Deborah has 4 years of teaching experience and a master's degree in program development & management.
What is Self-Fulfillment?
Each of us has goals that we hope to achieve in our lifetime. What skills do you wish to acquire? What characteristic flaws do you want to overcome? Do you want to have a family? Do you strive to have a successful career? How do you wish to impact the community you live in? What is the legacy you wish to leave behind? These goals all come together to form our ideal life and the concept of self-fulfillment. Self-fulfillment, also known as self-realization or self-actualization, is the combination of the hopes we have for our lives as well as the plan we create for achieving them.
History of Self-Fulfillment
The idea of self-fulfillment dates back to Ancient Greece. The Greek philosopher, Socrates, preached this through the Socratic Tradition. He believed that everyone could discover their beliefs and values through something called self-examination. For example, think of a time when you had a strong emotional response to something such as crying during a scene in a movie or feeling angered by a political point of view. Why do you feel this way? This is self-examination, or the process of reflecting on your own behaviors and feelings and the motivations behind them.
This ideology stayed within the Greek culture and played a significant role during the Hellenic Age, also known as the golden age of philosophy. During this time, Alexander the Great spread their culture to create a vast and diverse empire. The people were not unified by traditional means, such as a political system or nationality. Instead, they were brought together by a fundamental value that was embedded in their education system. They embraced subjects like history, mathematics, art, and music all of which focused on one simple philosophy--attaining self-fulfillment and understanding.

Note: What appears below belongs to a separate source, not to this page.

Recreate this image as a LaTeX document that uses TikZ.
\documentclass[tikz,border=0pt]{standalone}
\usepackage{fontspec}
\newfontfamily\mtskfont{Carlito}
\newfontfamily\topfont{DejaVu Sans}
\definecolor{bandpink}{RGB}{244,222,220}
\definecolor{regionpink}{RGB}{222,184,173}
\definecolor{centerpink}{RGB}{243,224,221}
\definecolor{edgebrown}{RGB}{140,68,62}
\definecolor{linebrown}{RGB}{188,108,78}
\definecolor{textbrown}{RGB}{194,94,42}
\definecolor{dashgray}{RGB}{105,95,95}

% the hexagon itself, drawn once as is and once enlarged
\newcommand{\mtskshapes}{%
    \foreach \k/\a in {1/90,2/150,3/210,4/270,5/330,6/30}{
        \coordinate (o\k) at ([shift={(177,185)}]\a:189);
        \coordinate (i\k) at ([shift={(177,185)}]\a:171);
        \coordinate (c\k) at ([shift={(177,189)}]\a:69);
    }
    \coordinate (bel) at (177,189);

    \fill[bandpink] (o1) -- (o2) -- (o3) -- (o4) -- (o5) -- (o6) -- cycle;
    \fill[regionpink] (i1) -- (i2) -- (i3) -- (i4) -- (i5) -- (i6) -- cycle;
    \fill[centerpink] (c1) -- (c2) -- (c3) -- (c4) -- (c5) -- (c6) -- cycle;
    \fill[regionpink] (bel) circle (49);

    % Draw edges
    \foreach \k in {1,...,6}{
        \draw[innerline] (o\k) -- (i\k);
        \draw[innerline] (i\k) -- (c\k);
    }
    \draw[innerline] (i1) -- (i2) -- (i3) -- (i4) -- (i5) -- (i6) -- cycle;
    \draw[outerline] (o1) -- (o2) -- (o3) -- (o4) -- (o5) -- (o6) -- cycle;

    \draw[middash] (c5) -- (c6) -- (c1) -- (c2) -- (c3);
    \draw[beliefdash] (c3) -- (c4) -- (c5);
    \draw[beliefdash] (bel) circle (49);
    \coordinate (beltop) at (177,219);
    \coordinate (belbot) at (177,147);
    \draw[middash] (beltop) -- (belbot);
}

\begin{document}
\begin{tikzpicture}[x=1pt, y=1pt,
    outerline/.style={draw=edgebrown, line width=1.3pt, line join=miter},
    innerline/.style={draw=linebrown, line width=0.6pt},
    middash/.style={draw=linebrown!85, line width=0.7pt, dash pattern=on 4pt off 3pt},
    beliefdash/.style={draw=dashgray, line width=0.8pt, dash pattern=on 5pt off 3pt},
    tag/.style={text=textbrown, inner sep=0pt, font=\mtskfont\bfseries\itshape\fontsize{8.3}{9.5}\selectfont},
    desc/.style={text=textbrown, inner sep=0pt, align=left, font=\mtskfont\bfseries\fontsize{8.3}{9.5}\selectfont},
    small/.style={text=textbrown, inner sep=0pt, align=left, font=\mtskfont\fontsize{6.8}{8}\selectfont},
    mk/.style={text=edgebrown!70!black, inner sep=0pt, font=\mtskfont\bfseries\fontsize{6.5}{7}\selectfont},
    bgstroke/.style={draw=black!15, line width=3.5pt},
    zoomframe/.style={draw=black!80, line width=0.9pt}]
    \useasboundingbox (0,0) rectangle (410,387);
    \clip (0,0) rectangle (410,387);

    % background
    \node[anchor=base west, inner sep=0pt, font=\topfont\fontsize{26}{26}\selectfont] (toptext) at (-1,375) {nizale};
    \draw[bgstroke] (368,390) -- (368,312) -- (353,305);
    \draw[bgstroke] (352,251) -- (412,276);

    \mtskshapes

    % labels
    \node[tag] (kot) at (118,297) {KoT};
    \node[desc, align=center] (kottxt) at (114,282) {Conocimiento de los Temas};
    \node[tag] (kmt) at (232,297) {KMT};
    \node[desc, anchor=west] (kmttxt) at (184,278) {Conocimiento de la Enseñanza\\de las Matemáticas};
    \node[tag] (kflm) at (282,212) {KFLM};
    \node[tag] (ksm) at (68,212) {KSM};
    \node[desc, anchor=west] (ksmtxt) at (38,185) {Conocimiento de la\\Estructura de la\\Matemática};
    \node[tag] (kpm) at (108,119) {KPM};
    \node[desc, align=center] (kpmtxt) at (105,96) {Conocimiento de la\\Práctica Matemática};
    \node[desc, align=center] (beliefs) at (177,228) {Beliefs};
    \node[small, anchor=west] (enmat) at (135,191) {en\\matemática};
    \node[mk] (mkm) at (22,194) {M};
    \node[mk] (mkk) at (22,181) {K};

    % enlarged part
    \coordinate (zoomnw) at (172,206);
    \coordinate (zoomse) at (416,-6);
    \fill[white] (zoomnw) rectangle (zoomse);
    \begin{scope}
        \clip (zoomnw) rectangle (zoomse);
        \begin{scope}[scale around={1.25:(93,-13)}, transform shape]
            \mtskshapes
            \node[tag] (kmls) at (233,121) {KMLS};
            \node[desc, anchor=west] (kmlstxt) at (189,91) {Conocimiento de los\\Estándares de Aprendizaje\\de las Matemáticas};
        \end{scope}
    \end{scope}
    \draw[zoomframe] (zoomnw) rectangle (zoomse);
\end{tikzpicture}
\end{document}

We can also find the idea of self-fulfillment in more modern theories of psychology. Maslow's Hierarchy of Needs was designed by the psychologist, Abraham Maslow, during his study on human motivation in the 1940s. Unlike other psychologists who were studying people with mental disorders, Maslow chose to study people who were successful in life. From his work, he concluded that human motivation was rooted in discovering our true potential through personal growth. In other words, we strive to attain self-fulfillment.
Even though self-fulfillment had a strong influence on the field of philosophy and led the Greeks through a golden age of self-discovery and enlightenment, there have been concerns raised about its usefulness and feasibility in modern times. Physiologist, Sigmund Freud, felt that the pursuit of self-awareness was an expression of the narcissistic ego and supported the idea of egoism, or the ethical theory that human behavior is motivated by self-interest. He felt that if a person is so interested in themselves, it leaves little to no room for other values. In other words, if you are focused entirely on doing what is best for you, are you able to recognize what is in the best interest of others?
A second argument highlighted by Freud is that there is no end to a person's aspirations and desires. Once you accomplish one goal you tend to set another. Therefore, self-fulfillment can never be truly reached and should not be one's sole focus in life. When mixed with the idea of egoism, it could lead someone to chase a goal that is unrealistic and unobtainable. Additionally, the idea of our 'best' self is subjective and based on perception. This means that our ideal self will always include our own prejudices which may override the common values of society. As a result, our conception of self-fulfillment could be harmful to ourselves and even others.
Let's use an example to demonstrate these ideas. Joseph is a small-time thief and mostly pickpockets on the street. Once he is more experienced at stealing, he hopes to take riskier items such as jewelry and art. Joseph has other criminal friends who commit crimes that are much worse than his, so he does not consider himself to be a bad person. In this situation, Joseph's perception of what is right and wrong has led him to believe that stealing is ok and his quest for self-fulfillment is about becoming a better thief. Unfortunately, his idea of his 'best self' breaks society's ethical code on stealing and hurts others in the process.
In this lesson, we discussed self-fulfillment. This is the ideal version of ourselves that we strive to be in life. The idea of self-fulfillment has been around for centuries and can be found in the teachings of Socrates as well as more modern theories such as Maslow's Hierarchy of Needs. Both of these teachings support the notion that human motivation is deeply rooted in personal growth. Even though self-fulfillment is a popular concept, it has not been accepted by everyone. Some have contested that self-fulfillment supports egoism, or only being motivated by self-interest. Others have noted that there is no end to a person's hopes and wishes, so self-fulfillment can never actually be obtained.